Although he has to drive a taxi each day until midnight to support his four-member family, Zhong says he is quite satisfied with the choice he made. He has found it easy to make a living in Macao without any language and cultural barriers.

"If you went to foreign countries and couldn't speak English or French, you could hardly work and would probably face discrimination, Zhong said. "While in a place that belongs to Chinese, only if you were diligent, would you be able to find a job and make a living here."

Since Macao returned to China in 1999, tremendous changes have occurred in this small region. Zhong said he is ambivalent about all the changes he has witnessed.

Thanks to the soaring local economy, the Macao Special Administrative Region government launched a "wealth share" scheme last year, under which each resident could get thousands of patacas, the local currency, as an annual bonus.

"I got the bonus twice -- 5,000 patacas for the first time and 6,000 patacas the second," Zhong said.

Furthermore, more jobs have been created in Macao during this period. The area's unemployment rate dropped to about 3 percent in 2008 from 6.4 percent in 1999. With gambling as the pillar of Macao's economy, Zhong's son works in a casino just as many other Macanese.

Rising housing prices also worry Zhong. As a father of two children -- a 22-year-old son and 15-year-old daughter¡ªhe is eager to buy a new apartment where his son and his future daughter-in-law can set up a nuclear family. But the gap between high housing prices and the average income has widened so quickly that Zhong has begun thinking about buying house in Zhuhai, a neighboring city of Macao in south China's Guangdong Province.

Many Macanese have bought homes in Zhuhai. According to the city's Housing and Urban-Rural Development Bureau, there have been 1,046 cases of Macao residents buying houses in Zhuhai during the first 10 months of this year, accounting for more than 5.5 percent of the city's entire purchasing total.

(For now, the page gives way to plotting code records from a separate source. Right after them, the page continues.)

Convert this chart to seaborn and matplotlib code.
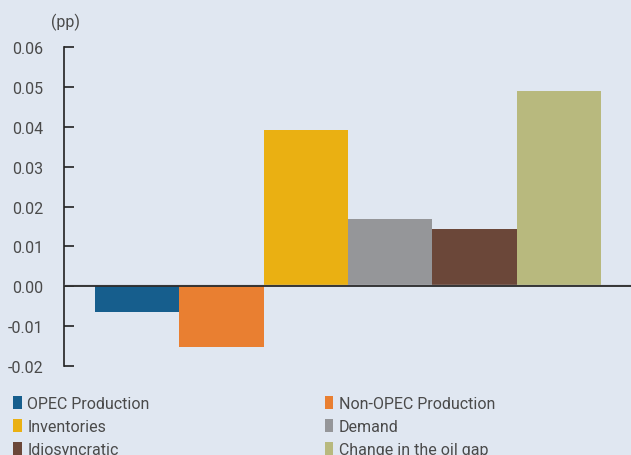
import matplotlib
matplotlib.use("Agg")
import matplotlib.pyplot as plt
import matplotlib.patches as mpatches
import seaborn as sns
import pandas as pd

categories = ["OPEC Production", "Non-OPEC Production", "Inventories",
              "Demand", "Idiosyncratic", "Change in the oil gap"]
values = [-0.0064, -0.0152, 0.0393, 0.0168, 0.0143, 0.0490]
colors = ["#165e8d", "#e97f31", "#eab012", "#959699", "#6b4739", "#b8b97e"]
yticks = [-0.02, -0.01, 0.00, 0.01, 0.02, 0.03, 0.04, 0.05, 0.06]

bg = "#e0e7f1"
text_color = "#4a4a4a"
fs = 11.5

sns.set_theme(style="white")
plt.rcParams["font.family"] = ["Roboto", "DejaVu Sans"]

df = pd.DataFrame({"category": categories, "value": values})

fig = plt.figure(figsize=(6.31, 4.56), dpi=100, facecolor=bg)
ax = fig.add_axes([64 / 631, 1 - 367 / 456, 1 - 64 / 631, (367 - 48) / 456])
ax.set_facecolor(bg)

sns.barplot(data=df, x="category", y="value", hue="category",
            palette=colors, width=1.0, legend=False, ax=ax,
            linewidth=0, saturation=1)

ax.set_xlim(-0.865, 5.853)
ax.set_ylim(-0.02, 0.06)
ax.set_yticks(yticks)
ax.set_yticklabels([f"{t:.2f}" for t in yticks], color=text_color, fontsize=fs)
ax.set_xticks([])
ax.set_xlabel("")
ax.set_ylabel("")

for side in ["top", "right", "bottom"]:
    ax.spines[side].set_visible(False)
ax.spines["left"].set_color("#222222")
ax.spines["left"].set_linewidth(1.2)
ax.tick_params(axis="y", direction="in", length=7, width=1.2,
               color="#222222", pad=15, left=True)

# zero baseline with a faint shadow just above it
ax.axhline(0.0004, color="#b5b9c0", lw=1.0, zorder=3)
ax.axhline(0, color="#2a2a2a", lw=1.3, zorder=4)

fig.text(65 / 631, 1 - 22 / 456, "(pp)", ha="center", va="center",
         color=text_color, fontsize=fs)

# Legend: two columns, filled column-wise
order = [0, 2, 4, 1, 3, 5]
handles = [mpatches.Patch(facecolor=colors[i], edgecolor="none") for i in order]
labels = [categories[i] for i in order]
fig.legend(handles, labels, ncol=2, loc="upper left",
           bbox_to_anchor=(13 / 631, 1 - 397 / 456), frameon=False,
           fontsize=fs, labelcolor=text_color,
           handlelength=0.55, handleheight=0.8, handletextpad=0.35,
           labelspacing=0.5, columnspacing=10.95, borderaxespad=0, borderpad=0)

fig.savefig("out.png", dpi=100, facecolor=bg)
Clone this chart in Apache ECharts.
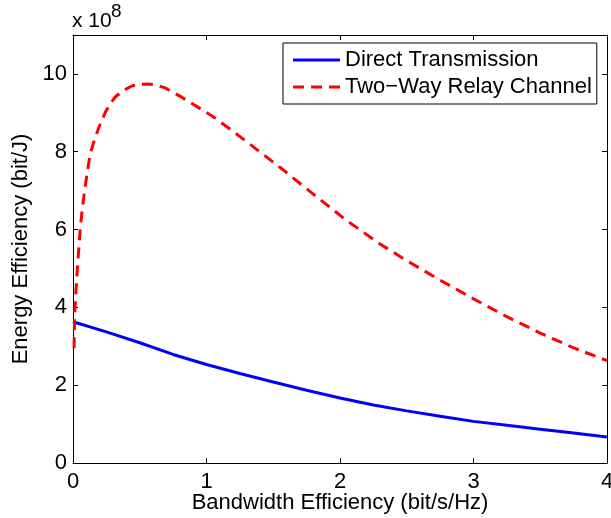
<!DOCTYPE html>
<html>
<head>
<meta charset="utf-8">
<script src="https://cdn.jsdelivr.net/npm/echarts@6/dist/echarts.min.js"></script>
<style>
html,body{margin:0;padding:0;background:#fff;}
#chart{width:611px;height:518px;}
</style>
</head>
<body>
<div id="chart"></div>
<script>
// Direct Transmission (x: bit/s/Hz, y: ×10^8 bit/J)
const dtX = [0, 0.25, 0.5, 0.75, 1.0, 1.25, 1.5, 1.75, 2.0, 2.25, 2.5, 2.75, 3.0, 3.25, 3.5, 3.75, 4.0];
const dtY = [3.63, 3.37, 3.09, 2.79, 2.53, 2.30, 2.08, 1.87, 1.67, 1.49, 1.34, 1.20, 1.07, 0.97, 0.87, 0.77, 0.67];
// Two-Way Relay Channel
const twX = [0.008, 0.012, 0.02, 0.03, 0.04, 0.055, 0.07, 0.09, 0.11, 0.13, 0.16, 0.2, 0.24, 0.28, 0.32, 0.38, 0.44, 0.5, 0.56, 0.62, 0.69, 0.8, 0.9, 1.05, 1.2, 1.3, 1.55, 1.8, 2.05, 2.3, 2.5, 2.75, 3.0, 3.25, 3.5, 3.75, 4.0];
const twY = [2.95, 3.8, 4.3, 4.85, 5.35, 6.05, 6.55, 7.08, 7.54, 7.96, 8.3, 8.68, 9.0, 9.24, 9.42, 9.58, 9.69, 9.73, 9.74, 9.72, 9.64, 9.43, 9.22, 8.9, 8.52, 8.26, 7.6, 6.91, 6.23, 5.63, 5.2, 4.7, 4.22, 3.76, 3.34, 2.96, 2.63];
const xTicks = [0, 1, 2, 3, 4];
const yTicks = [0, 2, 4, 6, 8, 10];
const seriesNames = ['Direct Transmission', 'Two\u2212Way Relay Channel'];
const xTitle = 'Bandwidth Efficiency (bit/s/Hz)';
const yTitle = 'Energy Efficiency (bit/J)';

const FONT = 'Liberation Sans, Arial, Helvetica, sans-serif';
const FS = 22;
const zip = (xs, ys) => xs.map((x, i) => [x, ys[i]]);

const axisLineStyle = { color: '#000', width: 1 };
const chart = echarts.init(document.getElementById('chart'), null, { renderer: 'canvas' });
chart.setOption({
  backgroundColor: '#fff',
  animation: false,
  grid: { left: 73, right: 4, top: 35, bottom: 55, containLabel: false, outerBoundsMode: 'none' },
  legend: {
    data: [
      { name: seriesNames[0], icon: 'path://M0,0H47V3H0Z' },
      { name: seriesNames[1], icon: 'path://M0,0H11V3H0Z M18,0H29V3H18Z M36,0H47V3H36Z' }
    ],
    orient: 'vertical',
    left: 283, top: 43,
    padding: [6, 5, 6, 10],
    itemGap: 5,
    itemWidth: 47, itemHeight: 3,
    backgroundColor: '#fff',
    borderColor: '#000', borderWidth: 1, borderRadius: 0,
    textStyle: { fontFamily: FONT, fontSize: FS, color: '#000' }
  },
  xAxis: [{
    type: 'value', position: 'bottom', min: 0, max: 4, interval: 1,
    name: xTitle, nameLocation: 'middle', nameGap: 29, nameMoveOverlap: false,
    nameTextStyle: { fontFamily: FONT, fontSize: FS, color: '#000' },
    axisLine: { show: true, onZero: false, lineStyle: axisLineStyle },
    axisTick: { show: true, inside: true, length: 5, lineStyle: axisLineStyle },
    axisLabel: { fontFamily: FONT, fontSize: FS, color: '#000', margin: 8,
      formatter: v => xTicks.includes(v) ? String(v) : '' },
    splitLine: { show: false }
  }, {
    type: 'value', position: 'top', min: 0, max: 4, interval: 1,
    axisLine: { show: true, onZero: false, lineStyle: axisLineStyle },
    axisTick: { show: true, inside: true, length: 5, lineStyle: axisLineStyle },
    axisLabel: { show: false }, splitLine: { show: false }
  }],
  yAxis: [{
    type: 'value', position: 'left', min: 0, max: 11, interval: 2,
    name: yTitle, nameLocation: 'middle', nameGap: 41, nameMoveOverlap: false,
    nameTextStyle: { fontFamily: FONT, fontSize: FS, color: '#000' },
    axisLine: { show: true, onZero: false, lineStyle: axisLineStyle },
    axisTick: { show: true, inside: true, length: 5, lineStyle: axisLineStyle },
    axisLabel: { fontFamily: FONT, fontSize: FS, color: '#000', margin: 6, showMaxLabel: false,
      formatter: v => yTicks.includes(v) ? String(v) : '' },
    splitLine: { show: false }
  }, {
    type: 'value', position: 'right', min: 0, max: 11, interval: 2,
    axisLine: { show: true, onZero: false, lineStyle: axisLineStyle },
    axisTick: { show: true, inside: true, length: 5, lineStyle: axisLineStyle },
    axisLabel: { show: false }, splitLine: { show: false }
  }],
  graphic: [{
    type: 'text', left: 72, top: 11,
    style: { text: 'x 10', fontFamily: FONT, fontSize: 21, fill: '#000' }
  }, {
    type: 'text', left: 111, top: 2,
    style: { text: '8', fontFamily: FONT, fontSize: 19, fill: '#000' }
  }],
  series: [{
    name: seriesNames[0], type: 'line', data: zip(dtX, dtY),
    showSymbol: false, symbol: 'none',
    lineStyle: { color: '#0000ff', width: 3 }, itemStyle: { color: '#0000ff' }
  }, {
    name: seriesNames[1], type: 'line', data: zip(twX, twY),
    showSymbol: false, symbol: 'none',
    lineStyle: { color: '#ff0000', width: 3, type: [11, 7] }, itemStyle: { color: '#ff0000' }
  }]
});
</script>
</body>
</html>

Deeply influenced by Chinese traditions, Zhong would like to give all he has to his children even though they have grown up. He told reporters from China Radio International if his son gets married, he will give him his own apartment as a wedding gift. As for himself and his wife, they may buy an apartment in Zhuhai, where the housing prices are much lower compared to those in Macao.